> [Task statement]: Reproduce the data exactly and drop any pictures it holds.

> [Material provided]:

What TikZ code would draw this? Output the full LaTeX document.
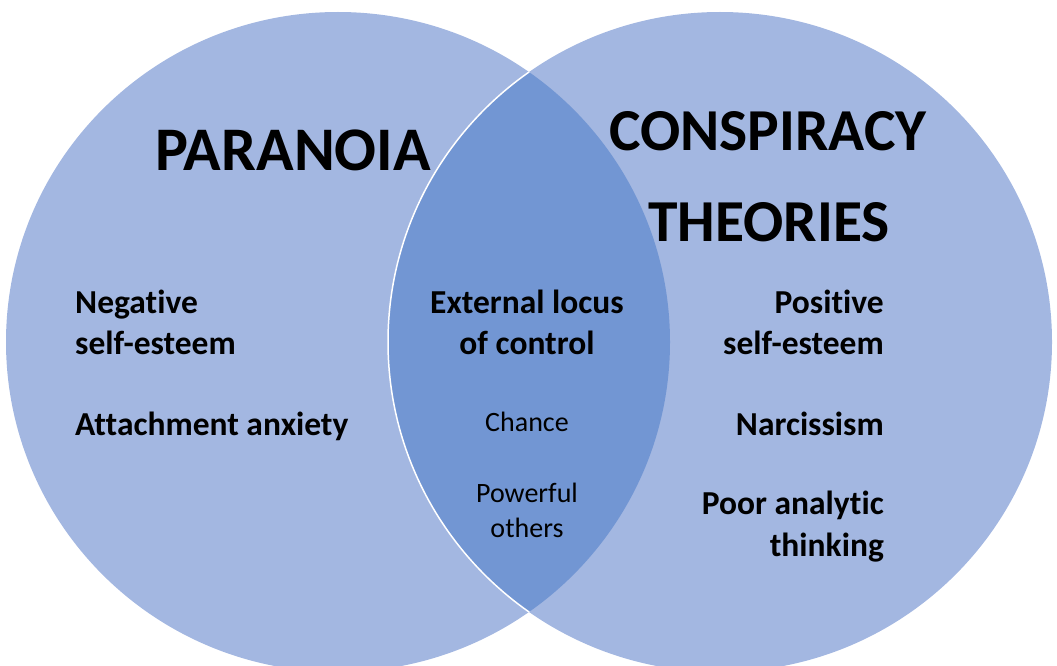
\documentclass[tikz,border=0pt]{standalone}
\usepackage{fontspec}
\setmainfont{Carlito}[Ligatures={NoCommon,NoRare,NoContextual}]
\definecolor{setlight}{RGB}{163,183,225}
\definecolor{setdark}{RGB}{114,150,211}
\begin{document}
\begin{tikzpicture}[x=1pt,y=-1pt,
  setfill/.style={fill=setlight},
  lens/.style={fill=setdark, draw=white, line width=1.5pt},
  title/.style={font=\fontsize{62}{72}\selectfont\bfseries, inner sep=0pt},
  titler/.style={font=\fontsize{59.5}{72}\selectfont\bfseries, inner sep=0pt},
  item/.style={font=\fontsize{33.5}{42}\selectfont\bfseries, inner sep=0pt},
  sub/.style={font=\fontsize{28}{34}\selectfont, inner sep=0pt}]
\useasboundingbox (0,0) rectangle (1057,666);
% sets
\fill[setfill] (338,342) ellipse [x radius=332pt, y radius=330pt];
\fill[setfill] (720,342) ellipse [x radius=332pt, y radius=330pt];
\begin{scope}
  \clip (338,342) ellipse [x radius=332pt, y radius=330pt];
  \filldraw[lens] (720,342) ellipse [x radius=332pt, y radius=330pt];
\end{scope}
% titles
\node[title, anchor=base] (par) at (293,170) {PARANOIA};
\node[titler, anchor=base] (con1) at (768,150) {CONSPIRACY};
\node[titler, anchor=base] (con2) at (769,241) {THEORIES};
% left
\node[item, anchor=base west] (l1) at (75,313) {Negative};
\node[item, anchor=base west] (l2) at (75,354) {self-esteem};
\node[item, anchor=base west] (l3) at (75,435) {Attachment anxiety};
% middle
\node[item, anchor=base] (m1) at (527,313) {External locus};
\node[item, anchor=base] (m2) at (527,354) {of control};
\node[sub, anchor=base] (m3) at (527,431) {Chance};
\node[sub, anchor=base] (m4) at (527,502) {Powerful};
\node[sub, anchor=base] (m5) at (527,537) {others};
% right
\node[item, anchor=base east] (r1) at (884,313) {Positive};
\node[item, anchor=base east] (r2) at (884,354) {self-esteem};
\node[item, anchor=base east] (r3) at (884,435) {Narcissism};
\node[item, anchor=base east] (r4) at (884,514) {Poor analytic};
\node[item, anchor=base east] (r5) at (884,556) {thinking};
\end{tikzpicture}
\end{document}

> [The response]:
What TikZ code would draw this? Output the full LaTeX document.
\documentclass[tikz,border=0pt]{standalone}
\usepackage{fontspec}
\setmainfont{Carlito}[Ligatures={NoCommon,NoRare,NoContextual}]
\definecolor{setlight}{RGB}{163,183,225}
\definecolor{setdark}{RGB}{114,150,211}
\begin{document}
\begin{tikzpicture}[x=1pt,y=-1pt,
  setfill/.style={fill=setlight},
  lens/.style={fill=setdark, draw=white, line width=1.5pt},
  title/.style={font=\fontsize{62}{72}\selectfont\bfseries, inner sep=0pt},
  titler/.style={font=\fontsize{59.5}{72}\selectfont\bfseries, inner sep=0pt},
  item/.style={font=\fontsize{33.5}{42}\selectfont\bfseries, inner sep=0pt},
  sub/.style={font=\fontsize{28}{34}\selectfont, inner sep=0pt}]
\useasboundingbox (0,0) rectangle (1057,666);
% sets
\fill[setfill] (338,342) ellipse [x radius=332pt, y radius=330pt];
\fill[setfill] (720,342) ellipse [x radius=332pt, y radius=330pt];
\begin{scope}
  \clip (338,342) ellipse [x radius=332pt, y radius=330pt];
  \filldraw[lens] (720,342) ellipse [x radius=332pt, y radius=330pt];
\end{scope}
% titles
\node[title, anchor=base] (par) at (293,170) {PARANOIA};
\node[titler, anchor=base] (con1) at (768,150) {CONSPIRACY};
\node[titler, anchor=base] (con2) at (769,241) {THEORIES};
% left
\node[item, anchor=base west] (l1) at (75,313) {Negative};
\node[item, anchor=base west] (l2) at (75,354) {self-esteem};
\node[item, anchor=base west] (l3) at (75,435) {Attachment anxiety};
% middle
\node[item, anchor=base] (m1) at (527,313) {External locus};
\node[item, anchor=base] (m2) at (527,354) {of control};
\node[sub, anchor=base] (m3) at (527,431) {Chance};
\node[sub, anchor=base] (m4) at (527,502) {Powerful};
\node[sub, anchor=base] (m5) at (527,537) {others};
% right
\node[item, anchor=base east] (r1) at (884,313) {Positive};
\node[item, anchor=base east] (r2) at (884,354) {self-esteem};
\node[item, anchor=base east] (r3) at (884,435) {Narcissism};
\node[item, anchor=base east] (r4) at (884,514) {Poor analytic};
\node[item, anchor=base east] (r5) at (884,556) {thinking};
\end{tikzpicture}
\end{document}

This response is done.